**Instructions for the task**
Below are some entries. Transcribe the lines from the one holding "Clone this chart in D3.js." to the one holding "-0.05, -0.03, -0.02];", inclusive, but not the pictures among them.

(Records with drawing code)
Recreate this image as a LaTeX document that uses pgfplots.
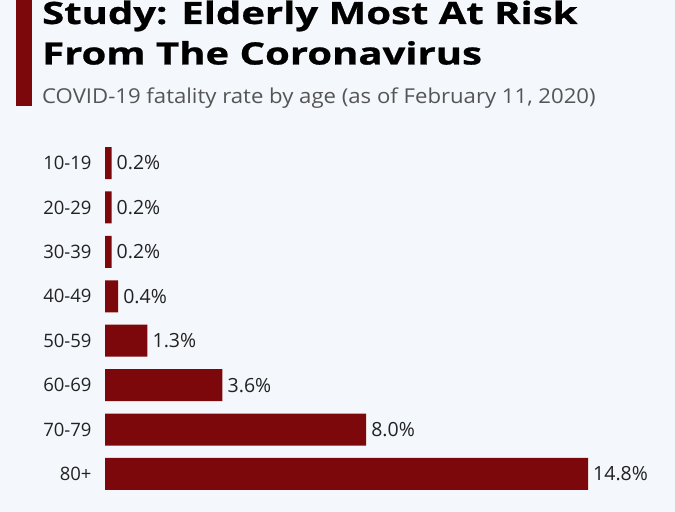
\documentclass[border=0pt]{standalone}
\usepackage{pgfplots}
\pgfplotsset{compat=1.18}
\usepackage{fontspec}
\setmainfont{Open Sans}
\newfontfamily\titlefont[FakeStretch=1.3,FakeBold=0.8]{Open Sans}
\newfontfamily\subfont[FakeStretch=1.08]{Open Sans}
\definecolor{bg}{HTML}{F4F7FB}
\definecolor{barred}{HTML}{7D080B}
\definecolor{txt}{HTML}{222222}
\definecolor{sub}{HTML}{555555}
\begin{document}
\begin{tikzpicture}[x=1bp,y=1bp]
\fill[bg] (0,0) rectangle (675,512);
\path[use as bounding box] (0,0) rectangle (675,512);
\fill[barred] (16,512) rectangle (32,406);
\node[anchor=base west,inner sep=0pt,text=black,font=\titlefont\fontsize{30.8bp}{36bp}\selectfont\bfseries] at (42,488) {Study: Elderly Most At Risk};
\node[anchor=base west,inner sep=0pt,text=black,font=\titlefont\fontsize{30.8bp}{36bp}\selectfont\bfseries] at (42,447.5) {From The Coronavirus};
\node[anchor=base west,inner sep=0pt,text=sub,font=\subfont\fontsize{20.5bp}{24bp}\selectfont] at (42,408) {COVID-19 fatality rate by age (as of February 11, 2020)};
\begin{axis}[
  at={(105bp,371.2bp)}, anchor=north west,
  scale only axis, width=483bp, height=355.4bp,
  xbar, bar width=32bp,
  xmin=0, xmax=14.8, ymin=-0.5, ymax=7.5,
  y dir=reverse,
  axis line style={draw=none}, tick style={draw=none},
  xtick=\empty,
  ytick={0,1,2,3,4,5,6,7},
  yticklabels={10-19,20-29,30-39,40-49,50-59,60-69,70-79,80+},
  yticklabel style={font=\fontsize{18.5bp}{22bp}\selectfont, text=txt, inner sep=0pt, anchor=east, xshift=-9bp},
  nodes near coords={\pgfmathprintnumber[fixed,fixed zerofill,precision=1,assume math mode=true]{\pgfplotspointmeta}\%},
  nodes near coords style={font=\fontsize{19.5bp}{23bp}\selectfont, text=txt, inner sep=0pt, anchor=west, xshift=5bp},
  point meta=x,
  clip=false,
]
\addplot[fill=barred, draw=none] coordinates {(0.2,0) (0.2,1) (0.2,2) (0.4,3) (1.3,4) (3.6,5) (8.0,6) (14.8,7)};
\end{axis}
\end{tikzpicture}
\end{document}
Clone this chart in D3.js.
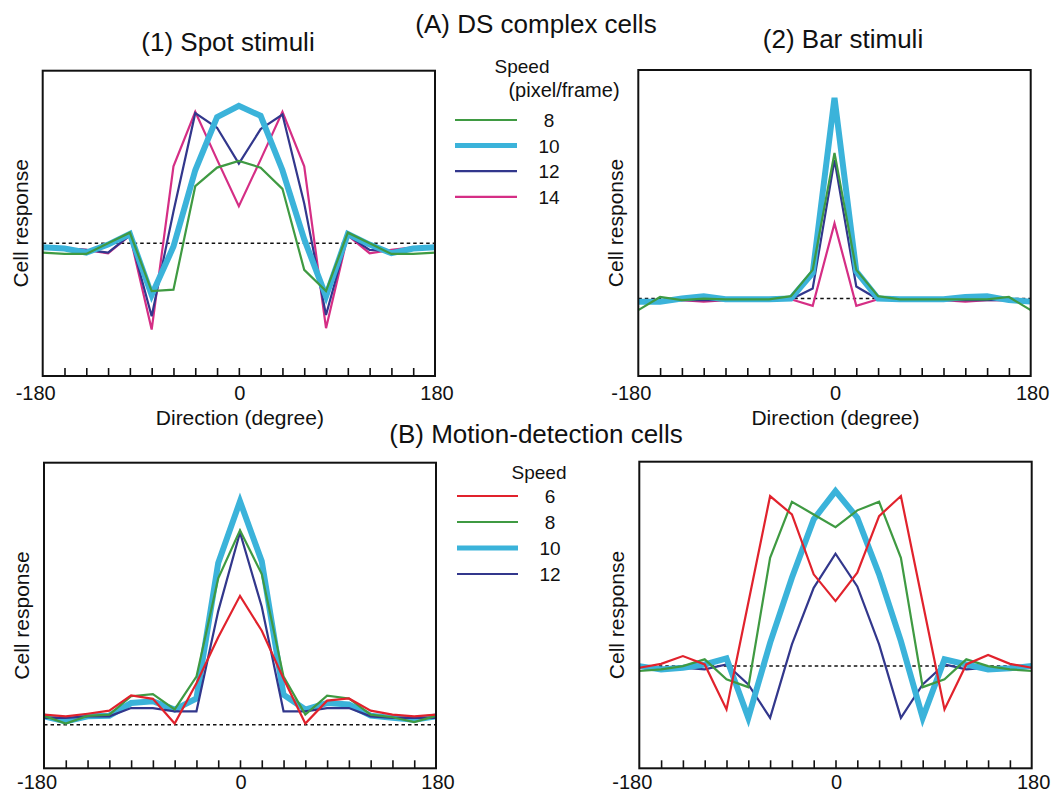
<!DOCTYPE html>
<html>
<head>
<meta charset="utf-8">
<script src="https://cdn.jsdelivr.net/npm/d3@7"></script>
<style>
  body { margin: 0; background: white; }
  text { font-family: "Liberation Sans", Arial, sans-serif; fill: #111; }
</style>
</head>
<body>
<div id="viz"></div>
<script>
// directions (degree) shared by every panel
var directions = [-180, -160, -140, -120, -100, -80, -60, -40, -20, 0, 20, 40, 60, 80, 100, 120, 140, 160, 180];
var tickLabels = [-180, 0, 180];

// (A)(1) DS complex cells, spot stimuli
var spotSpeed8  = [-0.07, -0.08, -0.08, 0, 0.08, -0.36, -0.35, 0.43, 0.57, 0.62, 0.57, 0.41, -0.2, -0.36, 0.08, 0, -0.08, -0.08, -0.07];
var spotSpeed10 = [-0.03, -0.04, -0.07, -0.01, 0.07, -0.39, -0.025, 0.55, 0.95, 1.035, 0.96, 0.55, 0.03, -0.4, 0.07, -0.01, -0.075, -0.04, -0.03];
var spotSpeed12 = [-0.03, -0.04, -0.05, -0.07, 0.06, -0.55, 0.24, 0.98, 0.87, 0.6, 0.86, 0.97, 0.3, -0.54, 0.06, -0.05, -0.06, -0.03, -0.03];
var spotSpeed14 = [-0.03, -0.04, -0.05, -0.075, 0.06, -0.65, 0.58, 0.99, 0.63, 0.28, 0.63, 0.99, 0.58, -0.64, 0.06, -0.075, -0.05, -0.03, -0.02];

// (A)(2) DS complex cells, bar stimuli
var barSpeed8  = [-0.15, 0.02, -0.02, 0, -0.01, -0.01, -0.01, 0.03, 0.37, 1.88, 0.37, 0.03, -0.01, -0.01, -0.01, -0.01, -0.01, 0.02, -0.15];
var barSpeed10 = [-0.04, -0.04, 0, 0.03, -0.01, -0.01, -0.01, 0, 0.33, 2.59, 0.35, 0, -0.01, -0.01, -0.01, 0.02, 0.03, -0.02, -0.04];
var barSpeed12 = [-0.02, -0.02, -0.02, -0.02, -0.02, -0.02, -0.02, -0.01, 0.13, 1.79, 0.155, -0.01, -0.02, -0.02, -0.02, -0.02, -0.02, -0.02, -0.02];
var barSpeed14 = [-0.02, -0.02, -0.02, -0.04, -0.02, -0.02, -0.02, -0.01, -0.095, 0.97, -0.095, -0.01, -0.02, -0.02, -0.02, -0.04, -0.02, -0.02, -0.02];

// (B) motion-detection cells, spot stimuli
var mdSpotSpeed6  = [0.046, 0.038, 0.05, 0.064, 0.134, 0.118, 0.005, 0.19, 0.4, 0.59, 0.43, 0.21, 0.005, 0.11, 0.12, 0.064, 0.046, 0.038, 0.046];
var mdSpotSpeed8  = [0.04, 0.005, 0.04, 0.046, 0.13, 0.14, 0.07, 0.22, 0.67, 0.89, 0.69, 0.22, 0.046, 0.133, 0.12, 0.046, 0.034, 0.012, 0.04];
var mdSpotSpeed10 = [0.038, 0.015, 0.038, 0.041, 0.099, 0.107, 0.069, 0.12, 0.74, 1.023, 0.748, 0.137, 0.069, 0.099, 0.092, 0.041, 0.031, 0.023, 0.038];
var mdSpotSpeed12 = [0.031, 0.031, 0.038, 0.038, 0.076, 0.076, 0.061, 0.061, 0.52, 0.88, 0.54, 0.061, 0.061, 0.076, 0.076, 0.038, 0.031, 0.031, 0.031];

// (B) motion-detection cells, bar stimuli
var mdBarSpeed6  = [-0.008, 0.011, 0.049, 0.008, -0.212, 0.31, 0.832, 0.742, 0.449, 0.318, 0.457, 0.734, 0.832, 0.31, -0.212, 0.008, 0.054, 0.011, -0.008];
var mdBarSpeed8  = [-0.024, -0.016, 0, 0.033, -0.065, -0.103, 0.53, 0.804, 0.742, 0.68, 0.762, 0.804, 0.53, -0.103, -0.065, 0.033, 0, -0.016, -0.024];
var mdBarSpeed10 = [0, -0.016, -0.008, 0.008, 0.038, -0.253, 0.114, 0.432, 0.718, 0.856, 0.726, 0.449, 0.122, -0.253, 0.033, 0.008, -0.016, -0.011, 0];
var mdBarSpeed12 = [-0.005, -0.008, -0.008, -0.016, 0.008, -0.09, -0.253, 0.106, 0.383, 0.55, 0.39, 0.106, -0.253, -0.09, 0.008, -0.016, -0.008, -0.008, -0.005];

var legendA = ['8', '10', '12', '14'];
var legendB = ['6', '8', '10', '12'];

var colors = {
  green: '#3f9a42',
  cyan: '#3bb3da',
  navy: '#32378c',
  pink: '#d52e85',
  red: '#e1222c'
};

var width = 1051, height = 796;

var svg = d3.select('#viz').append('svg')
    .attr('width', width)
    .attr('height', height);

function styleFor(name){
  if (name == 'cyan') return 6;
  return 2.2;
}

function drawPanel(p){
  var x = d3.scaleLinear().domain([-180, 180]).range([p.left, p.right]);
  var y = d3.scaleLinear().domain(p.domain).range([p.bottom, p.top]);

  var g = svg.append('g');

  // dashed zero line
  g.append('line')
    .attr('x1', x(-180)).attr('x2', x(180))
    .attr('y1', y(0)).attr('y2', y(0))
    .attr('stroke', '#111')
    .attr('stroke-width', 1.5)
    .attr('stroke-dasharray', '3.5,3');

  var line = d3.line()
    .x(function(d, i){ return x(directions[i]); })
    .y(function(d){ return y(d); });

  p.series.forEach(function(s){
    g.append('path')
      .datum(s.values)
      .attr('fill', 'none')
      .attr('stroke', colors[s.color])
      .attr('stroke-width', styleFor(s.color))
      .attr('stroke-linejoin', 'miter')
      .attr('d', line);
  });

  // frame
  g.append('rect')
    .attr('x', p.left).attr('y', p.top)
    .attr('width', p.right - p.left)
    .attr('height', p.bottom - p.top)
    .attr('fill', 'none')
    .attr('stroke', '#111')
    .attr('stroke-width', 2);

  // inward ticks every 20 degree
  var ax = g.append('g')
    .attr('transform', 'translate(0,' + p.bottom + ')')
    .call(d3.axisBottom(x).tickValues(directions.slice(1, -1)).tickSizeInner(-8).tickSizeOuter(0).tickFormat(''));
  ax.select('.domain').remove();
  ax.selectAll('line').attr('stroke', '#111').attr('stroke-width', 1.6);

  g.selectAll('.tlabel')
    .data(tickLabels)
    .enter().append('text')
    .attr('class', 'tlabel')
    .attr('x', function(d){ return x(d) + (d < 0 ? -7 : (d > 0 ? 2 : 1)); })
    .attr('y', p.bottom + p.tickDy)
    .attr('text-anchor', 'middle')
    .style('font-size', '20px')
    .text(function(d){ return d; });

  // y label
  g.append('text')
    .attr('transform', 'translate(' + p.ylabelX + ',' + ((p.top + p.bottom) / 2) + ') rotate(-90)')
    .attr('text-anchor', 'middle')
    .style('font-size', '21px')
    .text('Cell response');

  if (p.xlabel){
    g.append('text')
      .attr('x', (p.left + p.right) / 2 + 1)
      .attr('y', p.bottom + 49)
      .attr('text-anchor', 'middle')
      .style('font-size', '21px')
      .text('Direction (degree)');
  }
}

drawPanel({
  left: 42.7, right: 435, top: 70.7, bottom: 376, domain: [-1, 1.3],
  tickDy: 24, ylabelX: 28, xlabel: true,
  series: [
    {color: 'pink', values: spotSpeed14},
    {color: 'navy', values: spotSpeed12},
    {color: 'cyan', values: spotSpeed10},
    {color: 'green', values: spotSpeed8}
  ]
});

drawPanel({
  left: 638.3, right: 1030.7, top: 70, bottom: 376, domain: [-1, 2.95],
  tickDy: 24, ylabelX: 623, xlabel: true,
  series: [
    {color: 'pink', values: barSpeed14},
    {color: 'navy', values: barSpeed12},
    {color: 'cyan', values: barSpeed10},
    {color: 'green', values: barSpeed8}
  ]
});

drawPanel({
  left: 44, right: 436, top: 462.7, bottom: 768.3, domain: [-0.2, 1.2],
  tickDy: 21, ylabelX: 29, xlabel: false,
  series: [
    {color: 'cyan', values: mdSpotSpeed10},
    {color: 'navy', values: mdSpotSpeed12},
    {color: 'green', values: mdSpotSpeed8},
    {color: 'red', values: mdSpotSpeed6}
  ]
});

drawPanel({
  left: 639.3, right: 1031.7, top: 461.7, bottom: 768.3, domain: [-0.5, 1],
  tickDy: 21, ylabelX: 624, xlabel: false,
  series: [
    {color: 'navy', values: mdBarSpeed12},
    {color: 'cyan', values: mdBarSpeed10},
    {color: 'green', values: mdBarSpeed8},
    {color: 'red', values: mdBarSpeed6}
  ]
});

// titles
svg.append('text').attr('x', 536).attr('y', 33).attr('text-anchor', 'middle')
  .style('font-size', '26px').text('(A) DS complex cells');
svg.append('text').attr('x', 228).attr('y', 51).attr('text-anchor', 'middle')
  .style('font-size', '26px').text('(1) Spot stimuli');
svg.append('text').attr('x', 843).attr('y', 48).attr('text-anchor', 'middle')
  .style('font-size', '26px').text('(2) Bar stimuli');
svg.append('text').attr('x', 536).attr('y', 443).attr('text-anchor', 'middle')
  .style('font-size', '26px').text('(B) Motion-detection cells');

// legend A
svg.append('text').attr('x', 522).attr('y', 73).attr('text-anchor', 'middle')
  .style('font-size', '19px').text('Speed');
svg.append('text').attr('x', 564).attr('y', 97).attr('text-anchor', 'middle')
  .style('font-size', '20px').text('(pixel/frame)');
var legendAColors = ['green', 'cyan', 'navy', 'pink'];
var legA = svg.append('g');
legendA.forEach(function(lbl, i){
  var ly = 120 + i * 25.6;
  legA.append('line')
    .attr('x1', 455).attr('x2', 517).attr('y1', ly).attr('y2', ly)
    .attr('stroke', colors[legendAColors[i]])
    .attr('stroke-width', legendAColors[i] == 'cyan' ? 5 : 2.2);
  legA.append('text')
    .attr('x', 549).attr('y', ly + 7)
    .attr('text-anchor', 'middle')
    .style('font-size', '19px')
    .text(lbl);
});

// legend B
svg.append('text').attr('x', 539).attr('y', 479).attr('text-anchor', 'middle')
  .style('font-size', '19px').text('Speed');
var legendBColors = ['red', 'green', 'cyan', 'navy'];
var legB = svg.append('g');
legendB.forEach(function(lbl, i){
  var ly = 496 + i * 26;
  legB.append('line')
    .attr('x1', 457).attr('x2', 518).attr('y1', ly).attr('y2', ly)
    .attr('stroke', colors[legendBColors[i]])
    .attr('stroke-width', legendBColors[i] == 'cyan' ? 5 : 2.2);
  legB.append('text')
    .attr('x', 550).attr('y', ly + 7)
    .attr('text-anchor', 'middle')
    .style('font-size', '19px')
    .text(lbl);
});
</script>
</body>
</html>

**Exercise response**
Clone this chart in D3.js.
<!DOCTYPE html>
<html>
<head>
<meta charset="utf-8">
<script src="https://cdn.jsdelivr.net/npm/d3@7"></script>
<style>
  body { margin: 0; background: white; }
  text { font-family: "Liberation Sans", Arial, sans-serif; fill: #111; }
</style>
</head>
<body>
<div id="viz"></div>
<script>
// directions (degree) shared by every panel
var directions = [-180, -160, -140, -120, -100, -80, -60, -40, -20, 0, 20, 40, 60, 80, 100, 120, 140, 160, 180];
var tickLabels = [-180, 0, 180];

// (A)(1) DS complex cells, spot stimuli
var spotSpeed8  = [-0.07, -0.08, -0.08, 0, 0.08, -0.36, -0.35, 0.43, 0.57, 0.62, 0.57, 0.41, -0.2, -0.36, 0.08, 0, -0.08, -0.08, -0.07];
var spotSpeed10 = [-0.03, -0.04, -0.07, -0.01, 0.07, -0.39, -0.025, 0.55, 0.95, 1.035, 0.96, 0.55, 0.03, -0.4, 0.07, -0.01, -0.075, -0.04, -0.03];
var spotSpeed12 = [-0.03, -0.04, -0.05, -0.07, 0.06, -0.55, 0.24, 0.98, 0.87, 0.6, 0.86, 0.97, 0.3, -0.54, 0.06, -0.05, -0.06, -0.03, -0.03];
var spotSpeed14 = [-0.03, -0.04, -0.05, -0.075, 0.06, -0.65, 0.58, 0.99, 0.63, 0.28, 0.63, 0.99, 0.58, -0.64, 0.06, -0.075, -0.05, -0.03, -0.02];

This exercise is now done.